On Monday, 10 December 2012 at 23:41:25 UTC, Andrei Alexandrescu wrote:
(One piece that has been brought forward is http://nvie.com/posts/a-successful-git-branching-model/ - something to keep in mind.)


In this workflow, only one version of the software is produced. But we have an extra need : the one to combine language evolution (that may break) and long term support. This require some adjustment.

Here is how I see things :

New feature are develloped in their own branches.
When a feature is ready, it is included in the dev branch. The feature must be rebased on the dev branch to be included. From time to time, dev branch is forked. The forked branch only receive bug fixes.
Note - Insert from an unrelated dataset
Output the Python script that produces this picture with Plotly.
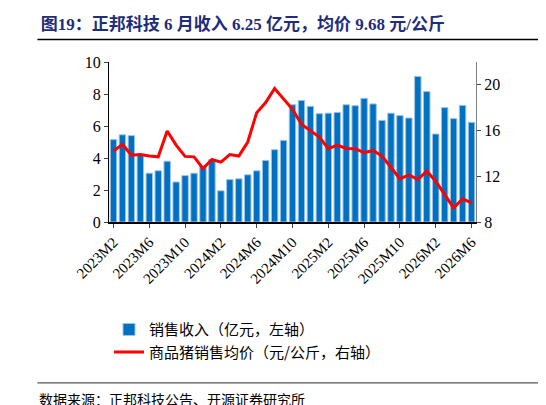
import plotly.graph_objects as go

months = [f"{y}M{m}" for y in (2023, 2024, 2025, 2026) for m in range(1, 13)][1:42]
revenue = [5.15, 5.45, 5.4, 4.2, 3.05, 3.2, 3.8, 2.5, 2.9, 3.05, 3.5, 3.9, 1.95, 2.65, 2.7, 2.95, 3.2, 3.85,
           4.52, 5.1, 7.33, 7.6, 7.23, 6.77, 6.8, 6.85, 7.33, 7.27, 7.73, 7.38, 6.35, 6.8, 6.65, 6.5,
           9.1, 8.15, 5.5, 7.15, 6.46, 7.29, 6.23]
price = [14.2, 14.8, 13.85, 13.9, 13.77, 13.7, 15.96, 14.73, 13.74, 13.7, 12.68, 13.47, 13.24, 13.9, 13.77,
         15.0, 17.57, 18.45, 19.68, 18.74, 17.86, 16.55, 16.02, 15.43, 14.41, 14.73, 14.44, 14.41, 14.06,
         14.26, 13.77, 12.74, 11.78, 12.13, 11.72, 12.45, 11.57, 10.4, 9.23, 10.02, 9.67]
tick_labels = months[::4]

serif = "Liberation Serif, Noto Sans CJK SC"
fig = go.Figure()
fig.add_trace(go.Bar(x=months, y=revenue, name="销售收入（亿元，左轴）", marker_color="#0070C0",
                     marker_line=dict(color="#9DC3E6", width=1), width=0.72))
fig.add_trace(go.Scatter(x=months, y=price, name="商品猪销售均价（元/公斤，右轴）", yaxis="y2",
                         mode="lines", line=dict(color="#FF0000", width=3)))
fig.update_layout(
    width=546, height=405, margin=dict(l=101, r=78, t=54, b=191, autoexpand=False),
    plot_bgcolor="white", paper_bgcolor="white", bargap=0.28,
    font=dict(family=serif, size=16, color="black"),
    title=dict(text="<b>图19：正邦科技 6 月收入 6.25 亿元，均价 9.68 元/公斤</b>", x=0.06, xanchor="left",
               y=0.975, yanchor="top", font=dict(size=17, color="#1F2D7A", family=serif)),
    xaxis=dict(tickmode="array", tickvals=tick_labels, ticktext=tick_labels, tickangle=-45,
               showline=True, linecolor="black", linewidth=1.5, ticks="outside", ticklen=4,
               tickfont=dict(size=15), showgrid=False, automargin=False),
    yaxis=dict(range=[0, 10], dtick=2, showline=True, linecolor="black", ticks="outside", ticklen=4,
               showgrid=False, zeroline=False, tickfont=dict(size=16), automargin=False),
    yaxis2=dict(range=[8, 22], tickvals=[8, 12, 16, 20], overlaying="y", side="right", showline=True,
                linecolor="#808080", ticks="outside", ticklen=4, showgrid=False, tickfont=dict(size=16),
                automargin=False),
    legend=dict(x=0.0, y=-0.57, xanchor="left", yanchor="top", tracegroupgap=8,
                font=dict(size=15, family="Noto Sans CJK SC")),
    shapes=[dict(type="line", xref="paper", yref="paper", x0=-0.195, x1=1.21, y0=1.14, y1=1.14,
                 line=dict(color="black", width=1.5)),
            dict(type="line", xref="paper", yref="paper", x0=-0.195, x1=1.21, y0=-1.005, y1=-1.005,
                 line=dict(color="#555555", width=1.2))],
    annotations=[dict(text="数据来源：正邦科技公告、开源证券研究所", xref="paper", yref="paper", x=-0.195,
                      y=-1.03, xanchor="left", yanchor="top", showarrow=False,
                      font=dict(size=14, family="Noto Sans CJK SC"))],
)
fig.write_html("out.html")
The second digit of the version is incremented (minor). I'll call it stabilization branch. When the fork branch is stable enough, a tag is made and we have a realease. The revision number is incremented. In the future, more bug fixes can be done in that branch and new tag created for new release.

No let's focus on bug fixes. As feature, they are made in their own branches. The branch will then be merged in any stabilization branch where it make sense and in dev.

master is the highest numbered stabilization branch. By doing so, we ensure that user that get sources have a preview of the next thing that will be shipped.

I would advice against maintaining a lot of stabilization branches as this is more work and too much of them don't bring any benefit. 2 to 3 of them is the right amount.

The proposal works well with github, which is a plus considering we are using it.